Thursday, April 23, 2015

Essay on 11/1/2015

This week's blog is an essay Dr. Hood wrote for Lectionary Homiletics, a professional journal for preachers.  The essay was prepared to assist subscribers on this journal in thinking creatively about their own sermon development of the lectionary text for November 1, 2015.

November 1, 2015
Preaching Mark 12: 28-34

            To listen to some Christians, it is easy to get the impression that what matters most are the decisions that we make. Faith is reduced to getting everything right; how we dress for church, what we do on Sunday after church, the company we keep during the week or the decisions parents make in how to raise their children. This passage begins with that assumption. A legal expert stands in the shadows eavesdropping on a Q & A between Jesus and the Sadducees. Impressed with how Jesus answers their questions he approaches Jesus for clarity; “Which commandment is the most important of all?” (Verse 28) It is the same question asked by many in our churches, asked by people who have condensed the faith to “following the rules.”

            The wise preacher will acknowledge that each of us are prone to such an approach to the faith, particularly with local churches and denominations splintering over doctrinal issues and disagreements with how particular scriptures are to be interpreted. Jesus refuses to answer with only one law. Love of God and love of neighbor are held together. With love at the center of this text, we may speak of God’s call to a visionary reunion of heart, soul, mind, and strength. And that a love of neighbor must complete the great commandment. A sermon may have as a title, The Church Divided which asks, “Is the substance of our faith located in following a rulebook?” The result of such a faith is division from others who may hear something different in their own reading of the Bible.

            In a passionate spiritual autobiography, Girl Meets God: On the Path to a Spiritual Life, Lauren F. Winner shares that she was raised the child of a Jewish father and a lapsed Southern Baptist mother. The moment came, as it does for all of us, that Winner had to make a faith decision for her own life. She chooses to become an Orthodox Jew with the multitude of rules for living faithfully. Yet, following her faith decision, Winner experiences what she describes as an inescapable courtship by a “very determined carpenter from Nazareth.”[i] She eventually converts to the Christian faith.

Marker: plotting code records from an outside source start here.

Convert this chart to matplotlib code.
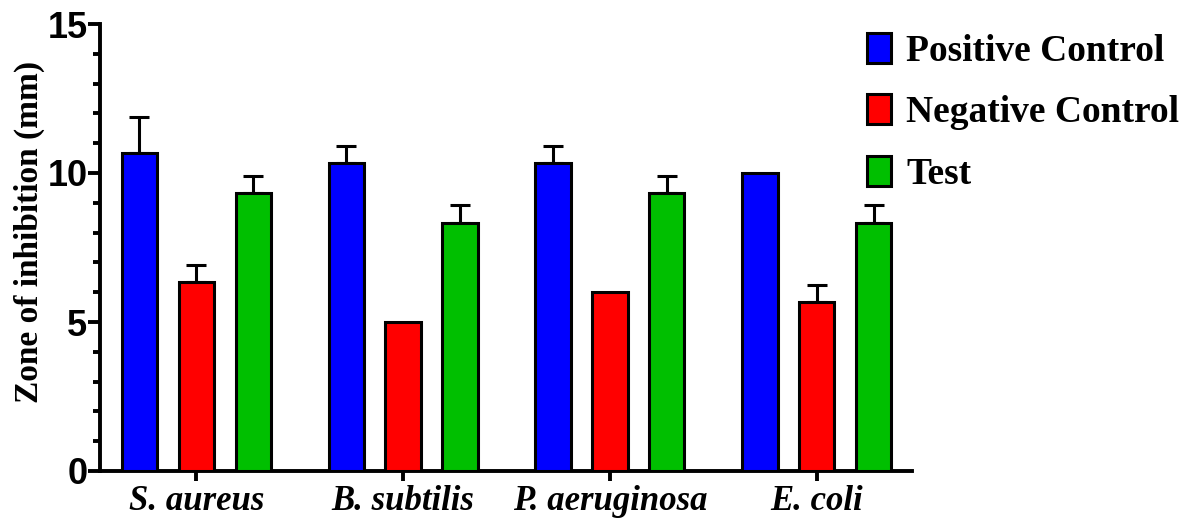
import matplotlib
matplotlib.use("Agg")
import matplotlib.pyplot as plt
import numpy as np
from matplotlib.ticker import MultipleLocator

# ---------------------------------------------------------------- data
ORGANISMS = ["S. aureus", "B. subtilis", "P. aeruginosa", "E. coli"]
SERIES = ["Positive Control", "Negative Control", "Test"]

positive = [10.67, 10.33, 10.33, 10.0]
negative = [6.33, 5.0, 6.0, 5.67]
test = [9.33, 8.33, 9.33, 8.33]

positive_err = [1.2, 0.58, 0.58, 0.0]
negative_err = [0.58, 0.0, 0.0, 0.58]
test_err = [0.58, 0.58, 0.58, 0.58]

COLORS = ["#0000FF", "#FF0000", "#00BF00"]

# ---------------------------------------------------------------- style
SERIF = ["Liberation Serif", "DejaVu Serif"]
SANS = ["Liberation Sans", "DejaVu Sans"]
LW = 2.2

fig = plt.figure(figsize=(11.88, 5.19), dpi=100)
ax = fig.add_axes([100 / 1188, 48 / 519, 812 / 1188, 447 / 519])

x = np.arange(len(ORGANISMS))
offset, width = 0.275, 0.17
values = [positive, negative, test]
errors = [positive_err, negative_err, test_err]

for i, (vals, errs, name, col) in enumerate(zip(values, errors, SERIES, COLORS)):
    xs = x + (i - 1) * offset
    ax.bar(xs, vals, width, color=col, edgecolor="black", linewidth=LW,
           label=name, zorder=3)
    errs = np.asarray(errs)
    keep = errs > 0
    ax.errorbar(xs[keep], np.asarray(vals)[keep],
                yerr=[np.zeros(keep.sum()), errs[keep]],
                fmt="none", ecolor="black", elinewidth=LW, capsize=7,
                capthick=LW, zorder=2)

ax.set_xlim(-0.465, 3.46)
ax.set_ylim(0, 15)
ax.yaxis.set_major_locator(MultipleLocator(5))
ax.yaxis.set_minor_locator(MultipleLocator(1))
ax.set_xticks(x)
ax.set_xticklabels(ORGANISMS, family=SERIF, fontweight="bold",
                   style="italic", fontsize=25)
for lab in ax.get_yticklabels():
    lab.set_family(SANS)
    lab.set_fontweight("bold")
    lab.set_fontsize(26)

for side in ["top", "right"]:
    ax.spines[side].set_visible(False)
for side in ["left", "bottom"]:
    ax.spines[side].set_linewidth(2.8)

ax.tick_params(axis="y", which="major", length=9, width=2.8, pad=0)
ax.tick_params(axis="y", which="minor", length=5, width=2.8)
ax.tick_params(axis="x", which="major", length=7, width=2.8, pad=3)

ax.set_ylabel("Zone of inhibition (mm)", family=SERIF, fontweight="bold",
              fontsize=24)
ax.yaxis.set_label_coords(-0.068, 0.535)

leg = ax.legend(loc="upper left", bbox_to_anchor=(867 / 1188, 486 / 519),
                bbox_transform=fig.transFigure, frameon=False,
                prop={"family": SERIF, "weight": "bold", "size": 27},
                handlelength=0.64, handleheight=0.85, handletextpad=0.4,
                labelspacing=0.68, borderaxespad=0, borderpad=0)

fig.savefig("out.png", dpi=100)
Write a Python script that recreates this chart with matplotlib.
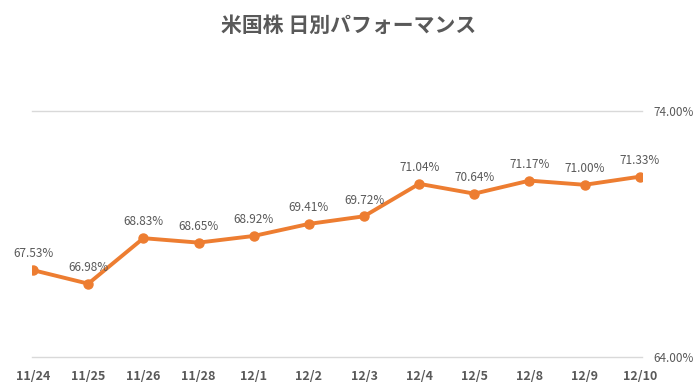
import matplotlib
matplotlib.use("Agg")
import matplotlib.pyplot as plt

plt.rcParams["font.family"] = ["Noto Sans CJK JP", "DejaVu Sans"]

TITLE = "米国株 日別パフォーマンス"
dates = ["11/24", "11/25", "11/26", "11/28", "12/1", "12/2", "12/3",
         "12/4", "12/5", "12/8", "12/9", "12/10"]
performance = [67.53, 66.98, 68.83, 68.65, 68.92, 69.41, 69.72,
               71.04, 70.64, 71.17, 71.00, 71.33]
y_ticks = [64.0, 74.0]

LINE_COLOR = "#ED7D31"
TEXT_COLOR = "#595959"


def main() -> None:
    fig = plt.figure(figsize=(6.98, 3.92), dpi=100)
    ax = fig.add_axes([32 / 698, 35 / 392, 610 / 698, 246 / 392])

    x = list(range(len(dates)))
    ax.plot(x, performance, color=LINE_COLOR, linewidth=2.8, marker="o",
            markersize=6.5, zorder=3)

    for xi, val in zip(x, performance):
        ax.annotate(f"{val:.2f}%", (xi, val), xytext=(0, 7),
                    textcoords="offset points", ha="center", va="bottom",
                    fontsize=8.5, color=TEXT_COLOR)

    # horizontal gridlines only at the two y ticks
    for yv in y_ticks:
        ax.axhline(yv, color="#D9D9D9", linewidth=1, clip_on=False, zorder=1)

    ax.set_xlim(-0.02, 11.04)
    ax.set_ylim(64, 74)
    ax.set_xticks(x)
    ax.set_xticklabels(dates, fontsize=9, fontweight="bold", color=TEXT_COLOR)
    ax.tick_params(axis="x", length=0, pad=9)

    ax.yaxis.tick_right()
    ax.set_yticks(y_ticks)
    ax.set_yticklabels([f"{v:.2f}%" for v in y_ticks], fontsize=8.5,
                       color=TEXT_COLOR)
    ax.tick_params(axis="y", length=0, pad=8)
    for spine in ax.spines.values():
        spine.set_visible(False)

    fig.text(0.5, 1 - 25 / 392, TITLE, ha="center", va="center",
             fontsize=15, fontweight="bold", color=TEXT_COLOR)

    fig.savefig("out.png", dpi=100)
    plt.close(fig)


if __name__ == "__main__":
    main()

            One may well question if this was a similar experience by the legal expert who questions Jesus in our text. He not only stands apart physically from the Sadducees who initially questions Jesus, he stands apart from them in spirit, not hostile toward Jesus but inescapably attracted to Jesus. Not only does this story explicitly mention the legal experts’ gracious response to Jesus’ answer, Jesus is equally gracious in saying to him, “You aren’t far from God’s kingdom.” (Verse 34) This story cautions interpreters of the New Testament from identifying all Jewish religious leaders as hostile to Jesus.

            Here in the sermon I would shift to providing examples of how our churches are fractured and hearts are wounded by vitriolic discourse as we demand from others conformity to our insight and understanding of the rules. We have become like many of the religious leaders of scripture – we also want to know if there are some laws that are weightier than others. What Jesus does here is change the conversation. Rather than a life that “gets it right” by perfect obedience to the rule book, Jesus invites people into a relationship; a relationship with God and neighbor that is defined by love. Jesus pries open and expands our thinking about what faithfulness looks like.

            I would close the sermon by mentioning a magazine cover of The New Yorker from December 18th, 1948. This cover depicts a snow covered, white church with a front door and a side door, both open wide to the blistery, winter weather. Through the front door enter tired people, bent over with age, all dressed in drab grey, one walking with the assistance of a cane. Exiting the side door are young children, dressed in bright, primary colors, each laughing and carrying a gift. It is, for me, a visual parable. The discouraged, disillusioned and broken seek the shelter of the church. They enter from a penetratingly cold world that has worn them down. In the shelter of God’s grace each are transformed. They reenter the world with laughter, the energy of a child, dressed in vivid colors and carrying a gift.

             In this lectionary text from Mark, Jesus receives those who have become burdened – even broken – by the various demands of the law and gifts them with an invitation to experience a whole life transformation that results, not from a focus on the law, but on living into a relationship with God and with one another. God is not satisfied with less than the all of us, “you must love the Lord your God with all your heart, with all your being, with all your mind, and with all your strength.” (Verse 30) And God demands, “You will love your neighbor as yourself.” (Verse 31) The church God seeks is less one that is caught-up with which laws matter more but with a community of people who strive to understand – and live into – what it means to love God and one another.




[i] Lauren F. Winner, Girl Meets God: On The Path To A Spiritual Life (New York: Water Brook Press, 2002), 12.